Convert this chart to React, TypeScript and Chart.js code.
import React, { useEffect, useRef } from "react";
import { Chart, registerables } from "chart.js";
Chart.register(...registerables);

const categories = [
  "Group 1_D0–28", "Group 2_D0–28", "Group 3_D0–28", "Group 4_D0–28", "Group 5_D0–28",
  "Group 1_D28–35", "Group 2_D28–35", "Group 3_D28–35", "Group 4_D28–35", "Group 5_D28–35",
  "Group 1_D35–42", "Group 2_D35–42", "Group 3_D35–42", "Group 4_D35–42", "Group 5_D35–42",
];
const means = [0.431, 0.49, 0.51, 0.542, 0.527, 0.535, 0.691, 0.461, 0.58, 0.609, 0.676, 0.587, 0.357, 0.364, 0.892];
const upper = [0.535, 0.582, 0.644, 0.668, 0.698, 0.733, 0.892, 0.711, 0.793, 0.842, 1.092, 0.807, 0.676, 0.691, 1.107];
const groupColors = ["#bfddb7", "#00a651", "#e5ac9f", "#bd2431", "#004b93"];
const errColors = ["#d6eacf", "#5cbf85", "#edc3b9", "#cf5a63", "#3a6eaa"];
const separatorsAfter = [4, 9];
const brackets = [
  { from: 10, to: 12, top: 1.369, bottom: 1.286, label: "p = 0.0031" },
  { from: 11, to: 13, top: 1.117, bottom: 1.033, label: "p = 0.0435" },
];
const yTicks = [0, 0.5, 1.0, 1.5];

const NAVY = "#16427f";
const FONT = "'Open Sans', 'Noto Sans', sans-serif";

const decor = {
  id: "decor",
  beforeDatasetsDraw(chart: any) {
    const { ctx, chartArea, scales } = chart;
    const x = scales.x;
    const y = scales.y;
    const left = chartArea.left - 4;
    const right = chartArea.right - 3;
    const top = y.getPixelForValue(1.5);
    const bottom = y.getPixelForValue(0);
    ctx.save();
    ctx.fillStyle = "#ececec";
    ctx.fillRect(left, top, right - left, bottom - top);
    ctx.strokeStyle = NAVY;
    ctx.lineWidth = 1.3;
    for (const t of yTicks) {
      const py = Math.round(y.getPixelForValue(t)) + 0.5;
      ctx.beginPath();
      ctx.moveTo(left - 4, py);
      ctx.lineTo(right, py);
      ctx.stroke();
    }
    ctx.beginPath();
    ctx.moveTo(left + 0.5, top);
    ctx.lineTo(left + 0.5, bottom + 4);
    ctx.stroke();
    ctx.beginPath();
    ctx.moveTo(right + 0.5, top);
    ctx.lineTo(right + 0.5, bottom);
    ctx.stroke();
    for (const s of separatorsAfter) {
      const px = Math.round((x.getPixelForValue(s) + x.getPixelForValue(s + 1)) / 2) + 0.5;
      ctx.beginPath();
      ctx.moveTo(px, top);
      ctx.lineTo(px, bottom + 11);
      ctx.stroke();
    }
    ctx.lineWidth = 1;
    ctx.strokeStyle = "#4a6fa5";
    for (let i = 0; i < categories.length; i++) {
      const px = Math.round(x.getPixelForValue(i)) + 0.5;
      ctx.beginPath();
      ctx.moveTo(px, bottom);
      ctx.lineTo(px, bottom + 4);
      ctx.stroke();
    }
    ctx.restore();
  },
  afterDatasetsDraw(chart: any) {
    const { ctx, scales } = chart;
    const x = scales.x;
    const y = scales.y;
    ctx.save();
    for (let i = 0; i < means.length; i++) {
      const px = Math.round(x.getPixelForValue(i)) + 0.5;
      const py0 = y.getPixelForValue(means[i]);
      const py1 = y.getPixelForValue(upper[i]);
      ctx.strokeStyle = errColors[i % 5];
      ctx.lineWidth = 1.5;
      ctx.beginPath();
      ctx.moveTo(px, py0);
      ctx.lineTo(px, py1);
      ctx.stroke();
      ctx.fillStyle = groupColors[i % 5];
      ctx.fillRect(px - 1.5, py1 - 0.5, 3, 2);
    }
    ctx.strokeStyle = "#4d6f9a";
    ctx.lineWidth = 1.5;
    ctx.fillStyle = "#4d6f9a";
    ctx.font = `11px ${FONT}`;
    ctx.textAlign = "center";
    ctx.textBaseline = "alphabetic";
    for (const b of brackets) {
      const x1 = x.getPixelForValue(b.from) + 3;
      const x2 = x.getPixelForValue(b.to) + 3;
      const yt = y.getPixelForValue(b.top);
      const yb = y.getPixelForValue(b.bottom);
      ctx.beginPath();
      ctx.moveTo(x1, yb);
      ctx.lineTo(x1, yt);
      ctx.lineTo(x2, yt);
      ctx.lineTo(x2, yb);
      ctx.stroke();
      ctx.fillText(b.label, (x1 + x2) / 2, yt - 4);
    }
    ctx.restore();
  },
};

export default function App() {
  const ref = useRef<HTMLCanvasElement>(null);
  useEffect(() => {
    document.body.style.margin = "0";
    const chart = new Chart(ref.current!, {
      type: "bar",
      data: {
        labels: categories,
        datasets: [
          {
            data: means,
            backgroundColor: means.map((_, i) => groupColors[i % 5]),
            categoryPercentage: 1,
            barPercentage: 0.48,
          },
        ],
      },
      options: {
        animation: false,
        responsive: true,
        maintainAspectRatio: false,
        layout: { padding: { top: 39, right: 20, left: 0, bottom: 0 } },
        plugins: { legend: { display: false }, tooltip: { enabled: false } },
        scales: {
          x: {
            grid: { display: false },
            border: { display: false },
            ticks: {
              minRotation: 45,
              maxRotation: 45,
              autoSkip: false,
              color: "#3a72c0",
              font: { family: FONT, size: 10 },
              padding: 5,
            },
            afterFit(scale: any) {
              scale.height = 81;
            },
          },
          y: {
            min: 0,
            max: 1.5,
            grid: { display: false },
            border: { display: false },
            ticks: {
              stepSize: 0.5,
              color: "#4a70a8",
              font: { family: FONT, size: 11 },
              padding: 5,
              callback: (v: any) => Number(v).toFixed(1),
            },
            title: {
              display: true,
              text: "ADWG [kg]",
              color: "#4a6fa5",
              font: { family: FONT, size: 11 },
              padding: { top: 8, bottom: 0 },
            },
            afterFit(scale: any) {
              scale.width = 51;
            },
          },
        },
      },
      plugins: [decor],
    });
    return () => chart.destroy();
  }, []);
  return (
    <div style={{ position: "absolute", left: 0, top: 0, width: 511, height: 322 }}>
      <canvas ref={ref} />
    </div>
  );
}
* * *
— Problem to work on —
Print, please, the lines from the first line of the material through the line that contains "Chart.register(...registerables);", exactly as written and with nothing added.

— Correct response —
Convert this chart to React, TypeScript and Chart.js code.
import React, { useEffect, useRef } from "react";
import { Chart, registerables } from "chart.js";
Chart.register(...registerables);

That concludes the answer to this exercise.